Je ne suis pas spécialiste de la police, donc j’aurai plus de mal à vous répondre sur ce point. Il me semble cependant que la police a principalement essayé de contenir au maximum les débordements sans aller à l’affrontement, parce qu’environ 1000 personnes déterminées à aller à la bagarre, et même avec des forces de l’ordre expérimentées, cela peut finir de manière tragique. On peut estimer que les consignes étaient de ne surtout pas tomber dans ce piège. Mieux vaut de nombreux dégâts matériels que des victimes ou des blessés.

Faut-il s’inquiéter qu’un tel mouvement, sur la base de tels faits d’armes, trouve un terrain de développement et d’amplification de son action dans les potentiels mouvements sociaux qui devraient survenir prochainement ?
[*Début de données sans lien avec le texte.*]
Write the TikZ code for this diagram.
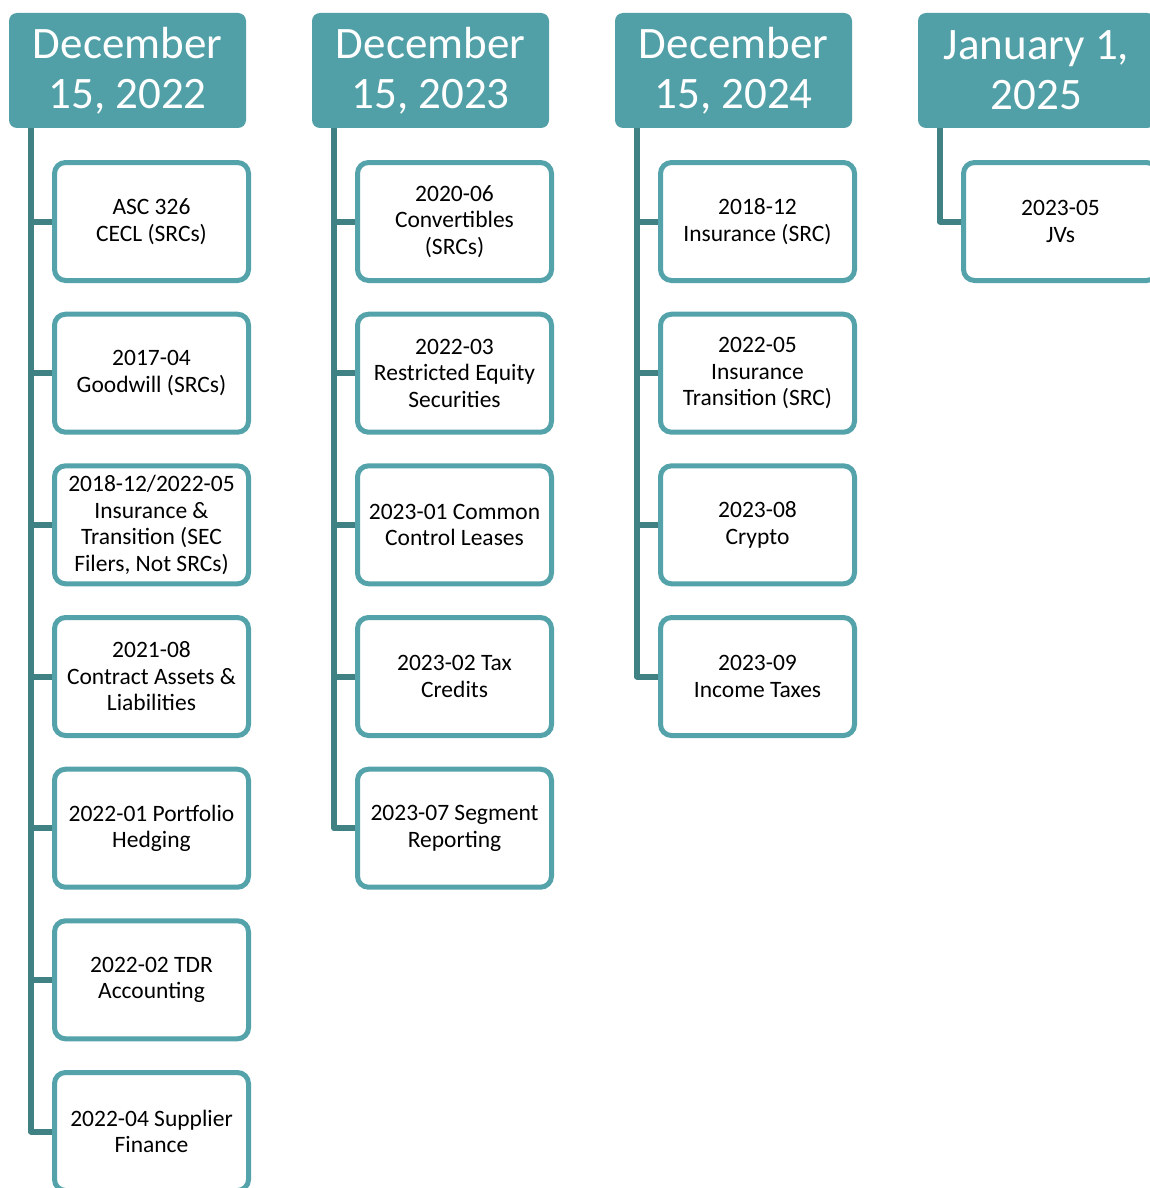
\documentclass[tikz,border=0pt]{standalone}
\usepackage{fontspec}
\setmainfont{Carlito}
\definecolor{hdrfill}{RGB}{82,160,167}
\definecolor{boxline}{RGB}{84,163,170}
\definecolor{connline}{RGB}{64,129,131}
\tikzset{
  hdr/.style={fill=hdrfill, text=white, rounded corners=8pt, minimum width=237pt, minimum height=115pt, inner sep=0pt, align=center, font=\fontsize{45}{50}\selectfont},
  item/.style={draw=boxline, fill=white, line width=5pt, rounded corners=11pt, minimum width=194pt, minimum height=118pt, inner sep=0pt, align=center, font=\fontsize{23.5}{26.5}\selectfont},
  conn/.style={draw=connline, line width=6pt, line join=round}
}
\begin{document}
\begin{tikzpicture}[x=1pt,y=-1pt]
\useasboundingbox (0,0) rectangle (1150,1188);
\clip (0,0) rectangle (1150,1188);
% headers
\node[hdr] (h1) at (127.5,70.5) {December\\15, 2022};
\node[hdr] (h2) at (430.5,70.5) {December\\15, 2023};
\node[hdr] (h3) at (733.5,70.5) {December\\15, 2024};
\node[hdr] (h4) at (1036.5,70.5) {January 1,\\2025};
% spine tops
\coordinate (v1) at (31,128);
\coordinate (v2) at (334,128);
\coordinate (v3) at (637,128);
\coordinate (v4) at (940,128);
% column 1
\node[item] (a1) at (151.5,221.5) {ASC 326\\CECL (SRCs)};
\node[item] (a2) at (151.5,373.2) {2017-04\\Goodwill (SRCs)};
\node[item] (a3) at (151.5,524.8) {2018-12/2022-05\\Insurance \&\\Transition (SEC\\Filers, Not SRCs)};
\node[item] (a4) at (151.5,676.5) {2021-08\\Contract Assets \&\\Liabilities};
\node[item] (a5) at (151.5,828.2) {2022-01 Portfolio\\Hedging};
\node[item] (a6) at (151.5,979.8) {2022-02 TDR\\Accounting};
\node[item] (a7) at (151.5,1131.5) {2022-04 Supplier\\Finance};
% column 2
\node[item] (b1) at (454.5,221.5) {2020-06\\Convertibles\\(SRCs)};
\node[item] (b2) at (454.5,373.2) {2022-03\\Restricted Equity\\Securities};
\node[item] (b3) at (454.5,524.8) {2023-01 Common\\Control Leases};
\node[item] (b4) at (454.5,676.5) {2023-02 Tax\\Credits};
\node[item] (b5) at (454.5,828.2) {2023-07 Segment\\Reporting};
% column 3
\node[item] (c1) at (757.5,221.5) {2018-12\\Insurance (SRC)};
\node[item] (c2) at (757.5,373.2) {2022-05\\Insurance\\Transition (SRC)};
\node[item] (c3) at (757.5,524.8) {2023-08\\Crypto};
\node[item] (c4) at (757.5,676.5) {2023-09\\Income Taxes};
% column 4
\node[item] (d1) at (1060.5,221.5) {2023-05\\JVs};
% connectors
\draw[conn] (v1) |- (a7.west);
\foreach \n in {a1,a2,a3,a4,a5,a6} \draw[conn] (v1 |- \n.west) -- (\n.west);
\draw[conn] (v2) |- (b5.west);
\foreach \n in {b1,b2,b3,b4} \draw[conn] (v2 |- \n.west) -- (\n.west);
\draw[conn] (v3) |- (c4.west);
\foreach \n in {c1,c2,c3} \draw[conn] (v3 |- \n.west) -- (\n.west);
\draw[conn] (v4) |- (d1.west);
\end{tikzpicture}
\end{document}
On peut imaginer deux situations. Il est possible d’une certaine façon qu’il s’agisse d’un cas sporadique qui ne trouve pas de terrain pour se reproduire. Mais s’il venait à se passer quelque chose dans une université, par exemple à Tolbiac, on peut imaginer d’autres actions, et un renforcement voire une revitalisation de cette tendance. 

Ce qui est certain, c’est que ces groupes recherchent d’autres manifestations pour reproduire ces violences. Il pourrait y avoir un effet d’enchainement.

Par ailleurs, comment expliquer l’aveuglement de Jean-Luc Mélenchon face à ce genre d’actions des « autonomes » des Black Blocs ?

C’est un vieil argument stalinien à mon avis. Cela fait écho à ce que Georges Marchais disait - toutes proportions gardées - à propos de « Dany » Cohn Bendit lors de mai 68 en parlant de « l’anarchiste allemand » et des « provocateurs ». Dès qu’on n’est pas dans la ligne du parti, on est forcément dans le camp ennemi - et donc il s’agit de l’extrême-droite.

Cela ne veut pas dire qu’il n’y ait pas un ou deux manifestants d’extrême-droite qui se soient mêlés aux autres, même si cela m’étonnerait, mais dans la grande majorité, on a bien affaire à de militants proches de la gauche radicale.